Exercise prompt:
Extract, in full, the lines below, beginning at the first and ending with the line that contains "v in y_ticks]". Pictures do not belong in the copy.

── Dataset content

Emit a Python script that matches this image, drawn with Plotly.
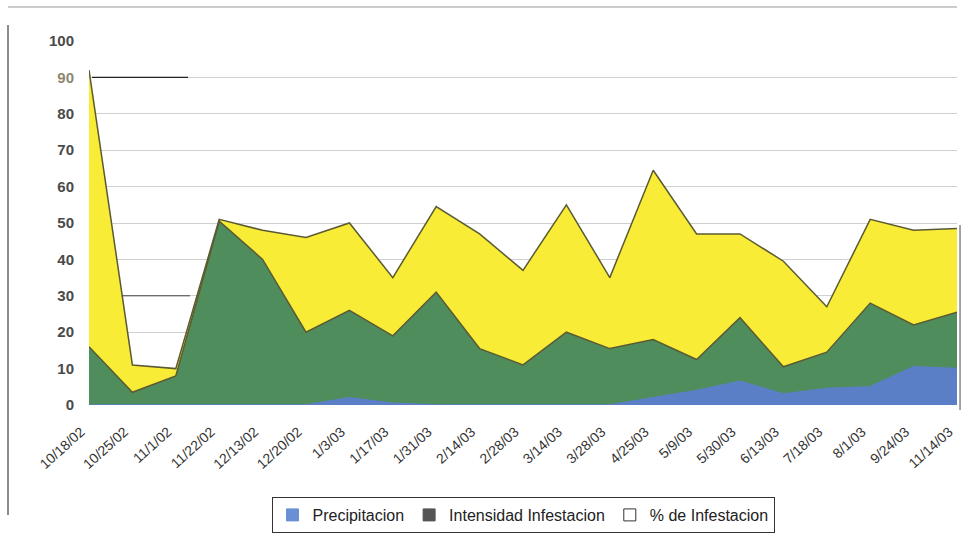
import plotly.graph_objects as go

# Tanggal pengamatan (kategori sumbu x)
fechas = ["10/18/02", "10/25/02", "11/1/02", "11/22/02", "12/13/02", "12/20/02",
          "1/3/03", "1/17/03", "1/31/03", "2/14/03", "2/28/03", "3/14/03",
          "3/28/03", "4/25/03", "5/9/03", "5/30/03", "6/13/03", "7/18/03",
          "8/1/03", "9/24/03", "11/14/03"]

# Nilai tiap seri (ditumpuk: biru di bawah, hijau di tengah, kuning di atas)
precipitacion = [0, 0, 0, 0, 0, 0, 2, 0.5, 0, 0, 0, 0, 0, 2, 4, 6.5, 3, 4.5, 5, 10.5, 10]
intensidad = [16, 3.5, 8, 50.5, 40, 20, 24, 18.5, 31, 15.5, 11, 20, 15.5, 16, 8.5, 17.5,
              7.5, 10, 23, 11.5, 15.5]
porcentaje = [76, 7.5, 2, 0.5, 8, 26, 24, 16, 23.5, 31.5, 26, 35, 19.5, 46.5, 34.5, 23,
              29, 12.5, 23, 26, 23]

y_ticks = [0, 10, 20, 30, 40, 50, 60, 70, 80, 90, 100]

# Label sumbu y (angka 90 tampak kecokelatan pada hasil pindaian)
y_labels = [f"<span style='color:#8c876e'>{v}</span>" if v == 90 else str(v) for v in y_ticks]

# Warna area, garis tepi dan simbol legend
series = [
    ("Precipitacion", precipitacion, "#5b7fc6", "#5b7fc6", "#6a8fd4", "#6a8fd4"),
    ("Intensidad Infestacion", intensidad, "#4f8d5c", "#5b5a32", "#555555", "#555555"),
    ("% de Infestacion", porcentaje, "#f8ec36", "#5b5a32", "#ffffff", "#333333"),
]

fig = go.Figure()

# Area bertumpuk untuk setiap seri
for name, values, fill, line, _, _ in series:
    fig.add_trace(go.Scatter(
        x=fechas,
        y=values,
        mode="lines",
        stackgroup="one",
        fillcolor=fill,
        line=dict(color=line, width=1.5),
        name=name,
        showlegend=False,
    ))

# Simbol legend (kotak) terpisah dari area
for name, _, _, _, sym_fill, sym_line in series:
    fig.add_trace(go.Scatter(
        x=[None], y=[None],
        mode="markers",
        marker=dict(symbol="square", size=12, color=sym_fill,
                    line=dict(color=sym_line, width=1)),
        name=name,
    ))

fig.update_layout(
    width=964,
    height=533,
    margin=dict(l=89, r=7, t=41, b=128),
    paper_bgcolor="white",
    plot_bgcolor="white",
    font=dict(family="Liberation Sans, Arial, sans-serif", color="#333333"),
    xaxis=dict(
        type="category",
        range=[0, len(fechas) - 1],
        tickangle=-42,
        tickfont=dict(size=14, color="#333333"),
        showgrid=False,
        showline=False,
        ticks="",
        ticklabelstandoff=15,
        ticklabelshift=-8,
        automargin=False,
    ),
    yaxis=dict(
        range=[0, 100],
        tickvals=y_ticks,
        ticktext=y_labels,
        tickfont=dict(size=15, color="#4a4a4a", weight="bold"),
        showgrid=True,
        gridcolor="#d0d0d0",
        gridwidth=1,
        zeroline=False,
        ticks="",
        ticklabelstandoff=14,
        automargin=False,
    ),
    legend=dict(
        orientation="h",
        traceorder="normal",
        x=0.5, xanchor="center",
        yref="container",
        y=36 / 533, yanchor="top",
        bordercolor="#333333",
        borderwidth=1,
        font=dict(size=16, color="#222222"),
        itemwidth=30,
        tracegroupgap=0,
    ),
    # Bingkai hasil pindaian (garis kiri, atas dan kanan) serta segmen grid gelap
    shapes=[
        dict(type="line", xref="paper", yref="paper", x0=-81 / 868, x1=-81 / 868,
             y0=380 / 364, y1=-110 / 364, line=dict(color="#666666", width=1.5)),
        dict(type="line", xref="paper", yref="paper", x0=-81 / 868, x1=1.0,
             y0=398 / 364, y1=398 / 364, line=dict(color="#cccccc", width=2)),
        dict(type="line", xref="paper", yref="paper", x0=1.0035, x1=1.0035,
             y0=180 / 364, y1=-5 / 364, line=dict(color="#888888", width=1.5)),
        dict(type="line", xref="paper", yref="y", x0=3 / 868, x1=99 / 868,
             y0=90, y1=90, line=dict(color="#222222", width=1.2)),
        dict(type="line", xref="paper", yref="y", x0=33 / 868, x1=101 / 868,
             y0=30, y1=30, line=dict(color="#444444", width=1)),
    ],
)

# Hilangkan margin bawaan body agar gambar tepat di pojok kiri atas
fig.write_html("out.html", config={"displayModeBar": False},
               post_script="document.body.style.margin='0';")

────

Solved exercise:
Emit a Python script that matches this image, drawn with Plotly.
import plotly.graph_objects as go

# Tanggal pengamatan (kategori sumbu x)
fechas = ["10/18/02", "10/25/02", "11/1/02", "11/22/02", "12/13/02", "12/20/02",
          "1/3/03", "1/17/03", "1/31/03", "2/14/03", "2/28/03", "3/14/03",
          "3/28/03", "4/25/03", "5/9/03", "5/30/03", "6/13/03", "7/18/03",
          "8/1/03", "9/24/03", "11/14/03"]

# Nilai tiap seri (ditumpuk: biru di bawah, hijau di tengah, kuning di atas)
precipitacion = [0, 0, 0, 0, 0, 0, 2, 0.5, 0, 0, 0, 0, 0, 2, 4, 6.5, 3, 4.5, 5, 10.5, 10]
intensidad = [16, 3.5, 8, 50.5, 40, 20, 24, 18.5, 31, 15.5, 11, 20, 15.5, 16, 8.5, 17.5,
              7.5, 10, 23, 11.5, 15.5]
porcentaje = [76, 7.5, 2, 0.5, 8, 26, 24, 16, 23.5, 31.5, 26, 35, 19.5, 46.5, 34.5, 23,
              29, 12.5, 23, 26, 23]

y_ticks = [0, 10, 20, 30, 40, 50, 60, 70, 80, 90, 100]

# Label sumbu y (angka 90 tampak kecokelatan pada hasil pindaian)
y_labels = [f"<span style='color:#8c876e'>{v}</span>" if v == 90 else str(v) for v in y_ticks]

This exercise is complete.